Virginia's Democratic legislative leaders will decide today whether to try to override Republican Gov. John N. Dalton's veto of their latest House redistricting plan.
House Speaker A.L. Philpott (D-Henry) said the leadership also will set a date for a special General Assembly session that will either attempt the override or make a fourth attempt at redrawing the House districts to conform to 1980 Census figures.
Dalton approved a state Senate's redistricting plan Monday but vetoed the House plan, saying that its districts were neither compact nor contiguous as mandated by the state constitution. Dalton suggested the House draw up a new plan putting each of the 100 delegates in an individual district.
A two-thirds vote from both the House and Senate would be needed to override Dalton's veto. Democratic legislators said yesterday 67 votes needed in the 100-member House to override would be easier to rally than the 27 votes necessary in the 40-member Senate.

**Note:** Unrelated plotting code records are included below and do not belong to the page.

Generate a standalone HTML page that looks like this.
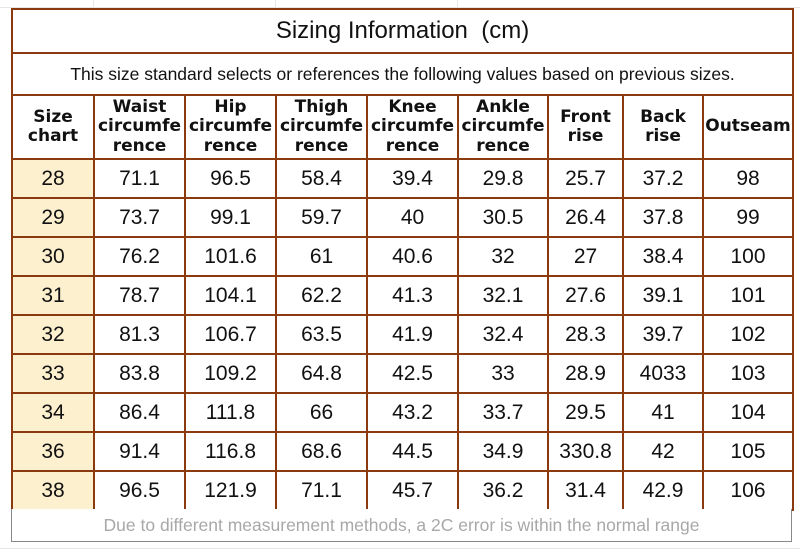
<!DOCTYPE html>
<html><head><meta charset="utf-8"><style>
body{margin:0;width:800px;height:555px;background:#fff;position:relative;overflow:hidden;font-family:"Liberation Sans","DejaVu Sans",sans-serif;}
.grid{position:absolute;background:#e6e6e6}
table{position:absolute;left:11px;top:8px;border-collapse:collapse;table-layout:fixed;width:781px}
td{border:2px solid #8b3a0f;text-align:center;padding:0;color:#111;background:#fff}
.title td{height:42px;font-size:24px}
.sub td{height:40px;font-size:17.5px}
.head td{height:62px;font-size:17px;font-weight:bold;line-height:19.5px;font-family:"DejaVu Sans","Liberation Sans",sans-serif}
.row td{height:37px;font-size:21px}
.row td.sz{background:#fdf0cf}
.foot{position:absolute;left:11px;top:509px;width:779px;height:32px;border:1px solid #888;border-top:none;color:#a8a8a8;font-size:17.5px;text-align:center;line-height:32px;background:#fff}
</style></head><body>
<div class="grid" style="left:0;top:7px;width:800px;height:1px"></div>
<div class="grid" style="left:93px;top:0;width:1px;height:8px"></div>
<div class="grid" style="left:275px;top:0;width:1px;height:8px"></div>
<div class="grid" style="left:457px;top:0;width:1px;height:8px"></div>
<div class="grid" style="left:0;top:548px;width:800px;height:1px"></div>
<table>
<colgroup><col style="width:82px"><col style="width:91px"><col style="width:91px"><col style="width:91px"><col style="width:91px"><col style="width:90px"><col style="width:75px"><col style="width:80px"><col style="width:90px"></colgroup>
<tr class="title"><td colspan="9">Sizing Information&nbsp; (cm)</td></tr>
<tr class="sub"><td colspan="9">This size standard selects or references the following values based on previous sizes.</td></tr>
<tr class="head">
<td>Size<br>chart</td><td>Waist<br>circumfe<br>rence</td><td>Hip<br>circumfe<br>rence</td><td>Thigh<br>circumfe<br>rence</td><td>Knee<br>circumfe<br>rence</td><td>Ankle<br>circumfe<br>rence</td><td>Front<br>rise</td><td>Back<br>rise</td><td>Outseam</td></tr>
<tr class="row"><td class="sz">28</td><td>71.1</td><td>96.5</td><td>58.4</td><td>39.4</td><td>29.8</td><td>25.7</td><td>37.2</td><td>98</td></tr>
<tr class="row"><td class="sz">29</td><td>73.7</td><td>99.1</td><td>59.7</td><td>40</td><td>30.5</td><td>26.4</td><td>37.8</td><td>99</td></tr>
<tr class="row"><td class="sz">30</td><td>76.2</td><td>101.6</td><td>61</td><td>40.6</td><td>32</td><td>27</td><td>38.4</td><td>100</td></tr>
<tr class="row"><td class="sz">31</td><td>78.7</td><td>104.1</td><td>62.2</td><td>41.3</td><td>32.1</td><td>27.6</td><td>39.1</td><td>101</td></tr>
<tr class="row"><td class="sz">32</td><td>81.3</td><td>106.7</td><td>63.5</td><td>41.9</td><td>32.4</td><td>28.3</td><td>39.7</td><td>102</td></tr>
<tr class="row"><td class="sz">33</td><td>83.8</td><td>109.2</td><td>64.8</td><td>42.5</td><td>33</td><td>28.9</td><td>4033</td><td>103</td></tr>
<tr class="row"><td class="sz">34</td><td>86.4</td><td>111.8</td><td>66</td><td>43.2</td><td>33.7</td><td>29.5</td><td>41</td><td>104</td></tr>
<tr class="row"><td class="sz">36</td><td>91.4</td><td>116.8</td><td>68.6</td><td>44.5</td><td>34.9</td><td>330.8</td><td>42</td><td>105</td></tr>
<tr class="row"><td class="sz">38</td><td>96.5</td><td>121.9</td><td>71.1</td><td>45.7</td><td>36.2</td><td>31.4</td><td>42.9</td><td>106</td></tr>
</table>
<div class="foot">Due to different measurement methods, a 2C error is within the normal range</div>
</body></html>
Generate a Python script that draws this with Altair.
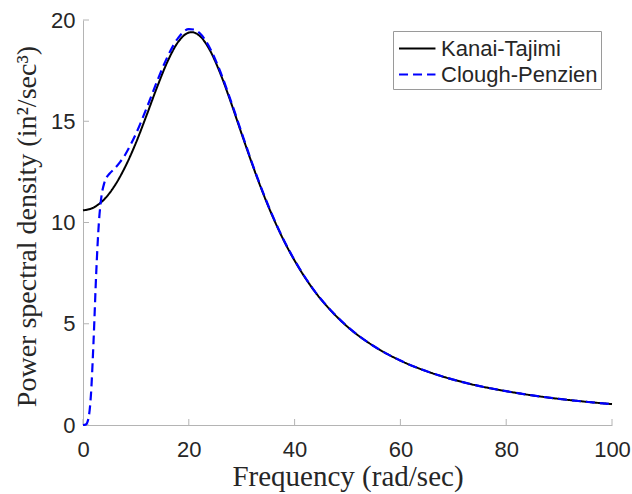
import altair as alt
import pandas as pd

# Kanai-Tajimi spectrum
kt_freq = [0, 2, 4, 6, 8, 10, 12, 14, 16, 18, 20, 20.5, 21, 22, 24, 26, 28, 30, 32, 35,
           38, 41, 44, 47, 50, 55, 60, 65, 70, 75, 80, 85, 90, 95, 100]
kt_psd = [10.60, 10.74, 11.14, 11.82, 12.76, 13.93, 15.28, 16.68, 17.96, 18.92, 19.38, 19.40,
          19.38, 19.23, 18.50, 17.33, 15.90, 14.37, 12.87, 10.82, 9.09, 7.68, 6.53, 5.61,
          4.85, 3.89, 3.18, 2.65, 2.24, 1.92, 1.67, 1.46, 1.29, 1.15, 1.03]

# Clough-Penzien spectrum
cp_freq = [0, 0.5, 1, 1.5, 2, 2.5, 3, 3.5, 4, 4.5, 5, 6, 7, 8, 9, 10, 12, 14, 16, 18, 20, 21,
           22, 24, 26, 28, 30, 32, 35, 38, 41, 44, 47, 50, 55, 60, 65, 70, 75, 80, 85, 90, 95, 100]
cp_psd = [0.0, 0.02, 0.29, 1.49, 4.18, 7.51, 9.98, 11.31, 11.93, 12.24, 12.41, 12.67, 12.98,
          13.36, 13.84, 14.38, 15.63, 16.97, 18.20, 19.12, 19.55, 19.53, 19.37, 18.61, 17.42,
          15.97, 14.43, 12.91, 10.85, 9.11, 7.70, 6.54, 5.62, 4.86, 3.89, 3.18, 2.65, 2.24,
          1.92, 1.67, 1.46, 1.29, 1.15, 1.03]

series_names = ["Kanai-Tajimi", "Clough-Penzien"]
series_colors = ["#000000", "#0000ff"]
series_dash = [[1, 0], [9, 5]]

x_ticks = [0, 20, 40, 60, 80, 100]
y_ticks = [0, 5, 10, 15, 20]

kt_df = pd.DataFrame({"freq": kt_freq, "psd": kt_psd, "series": series_names[0]})
cp_df = pd.DataFrame({"freq": cp_freq, "psd": cp_psd, "series": series_names[1]})
xt_df = pd.DataFrame({"t": x_ticks})
yt_df = pd.DataFrame({"t": y_ticks})

AX_GRAY = "#b4b4b4"
TXT = "#262626"

x_scale = alt.Scale(domain=[0, 100], nice=False, zero=False)
y_scale = alt.Scale(domain=[0, 20], nice=False, zero=False)

x_axis = alt.Axis(
    values=x_ticks, ticks=False, grid=False, domainColor=AX_GRAY, domainWidth=1,
    labelFont="Liberation Sans", labelFontSize=22, labelColor=TXT,
    labelBaseline="alphabetic", labelPadding=31, labelFlush=False,
    title="Frequency (rad/sec)", titleFont="Liberation Serif", titleFontSize=29,
    titleFontWeight="normal", titleColor=TXT, titleBaseline="alphabetic",
    titleAnchor="middle", titleY=60,
)
y_axis = alt.Axis(
    values=y_ticks, ticks=False, grid=False, domainColor=AX_GRAY, domainWidth=1,
    labelFont="Liberation Sans", labelFontSize=22, labelColor=TXT,
    labelPadding=8, labelFlush=False,
    title="Power spectral density (in²/sec³)", titleFont="Liberation Serif",
    titleFontSize=28, titleFontWeight="normal", titleColor=TXT,
    titleBaseline="alphabetic", titleAngle=270, titleX=-48, titleY=206,
    titleAnchor="middle",
)

color_enc = alt.Color(
    "series:N",
    scale=alt.Scale(domain=series_names, range=series_colors),
    legend=alt.Legend(
        title=None, orient="none", legendX=310, legendY=11,
        symbolType="M-0.85,0H1.85", symbolSize=729, symbolStrokeWidth=2,
        labelFont="Liberation Sans", labelFontSize=22, labelColor=TXT,
        labelOffset=16, rowPadding=0, padding=3,
        strokeColor="#9a9a9a", fillColor="white", labelLimit=300,
    ),
)
dash_enc = alt.StrokeDash(
    "series:N",
    scale=alt.Scale(domain=series_names, range=series_dash),
    legend=None,
)

kt_line = alt.Chart(kt_df).mark_line(strokeWidth=2, interpolate="monotone").encode(
    x=alt.X("freq:Q", scale=x_scale, axis=x_axis),
    y=alt.Y("psd:Q", scale=y_scale, axis=y_axis),
    color=color_enc,
    strokeDash=dash_enc,
)
cp_line = alt.Chart(cp_df).mark_line(strokeWidth=2.2, interpolate="monotone").encode(
    x=alt.X("freq:Q", scale=x_scale),
    y=alt.Y("psd:Q", scale=y_scale),
    color=color_enc,
    strokeDash=dash_enc,
)

x_tick_marks = alt.Chart(xt_df).mark_rule(color=AX_GRAY, strokeWidth=1).encode(
    x=alt.X("t:Q", scale=x_scale),
    y=alt.value(405),
    y2=alt.value(399),
)
y_tick_marks = alt.Chart(yt_df).mark_rule(color=AX_GRAY, strokeWidth=1).encode(
    y=alt.Y("t:Q", scale=y_scale),
    x=alt.value(0),
    x2=alt.value(6),
)

chart = alt.layer(x_tick_marks, y_tick_marks, kt_line, cp_line).properties(
    width=529,
    height=405,
    padding={"left": 83, "top": 20, "right": 20, "bottom": 69},
    autosize=alt.AutoSizeParams(type="none"),
    background="white",
).configure_view(stroke=None)

chart.save("out.html", embed_options={"renderer": "svg", "actions": False})
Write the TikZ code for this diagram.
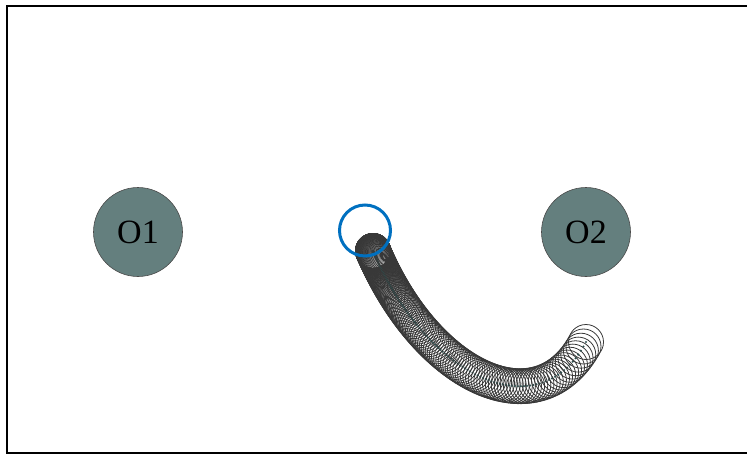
\documentclass[tikz,border=0pt]{standalone}
\usepackage{fontspec}
\setmainfont{Liberation Serif}
\definecolor{bodyfill}{HTML}{647F7E}
\definecolor{bodyedge}{HTML}{4A4A4A}
\definecolor{probeblue}{HTML}{0070C0}
\definecolor{ringgray}{HTML}{383838}
\definecolor{pathdot}{HTML}{2F4F4F}
\tikzset{
  attractor/.style={circle, fill=bodyfill, draw=bodyedge, line width=0.6pt,
    minimum size=89pt, inner sep=0pt, font=\fontsize{34}{34}\selectfont},
  probe/.style={circle, draw=probeblue, line width=3pt, minimum size=51pt, inner sep=0pt},
  trailring/.style={draw=ringgray, line width=0.8pt},
  traildot/.style={fill=pathdot},
  frameline/.style={line width=2pt, draw=black}
}
\begin{document}
\begin{tikzpicture}[x=1pt,y=-1pt]
\useasboundingbox (0,0) rectangle (747,455);
% frame
\draw[frameline] (760,6) -- (7,6) -- (7,453) -- (760,453);
% attractors
\node[attractor] (o1) at (138,232) {O1};
\node[attractor] (o2) at (586,232) {O2};
% trail of the moving body along a cubic Bezier, slow at the start
\foreach \i in {0,...,170}{
  \pgfmathsetmacro\s{\i/170}
  \pgfmathsetmacro\t{\s^3}
  \pgfmathsetmacro\u{1-\t}
  \pgfmathsetmacro\px{\u^3*373+3*\u^2*\t*428+3*\u*\t^2*540+\t^3*586}
  \pgfmathsetmacro\py{\u^3*251+3*\u^2*\t*380+3*\u*\t^2*430+\t^3*342}
  \draw[trailring] (\px,\py) circle[radius=17.5pt];
  \fill[traildot] (\px,\py) circle[radius=1.2pt];
}
% probe ring
\node[probe] (probe) at (365,230.5) {};
\end{tikzpicture}
\end{document}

Democrats control 74 seats in the House and 31 seats in the Senate.
A spokesman for Dalton refused to say what type of plan the governor would accept. "I think you're going to have to wait and see," said Dalton spokesman Charles Davis. "We don't want to be in a position of telegraphing what he Dalton will or won't do."
The House is under a federal court order to submit a new plan before Feb. 1. The court, which rejected an earlier House plan because population variances between districts were too large, has hinted strongly that it will impose its own single-member plan if the House submits another plan that violates constitutional guarantees of equal representation.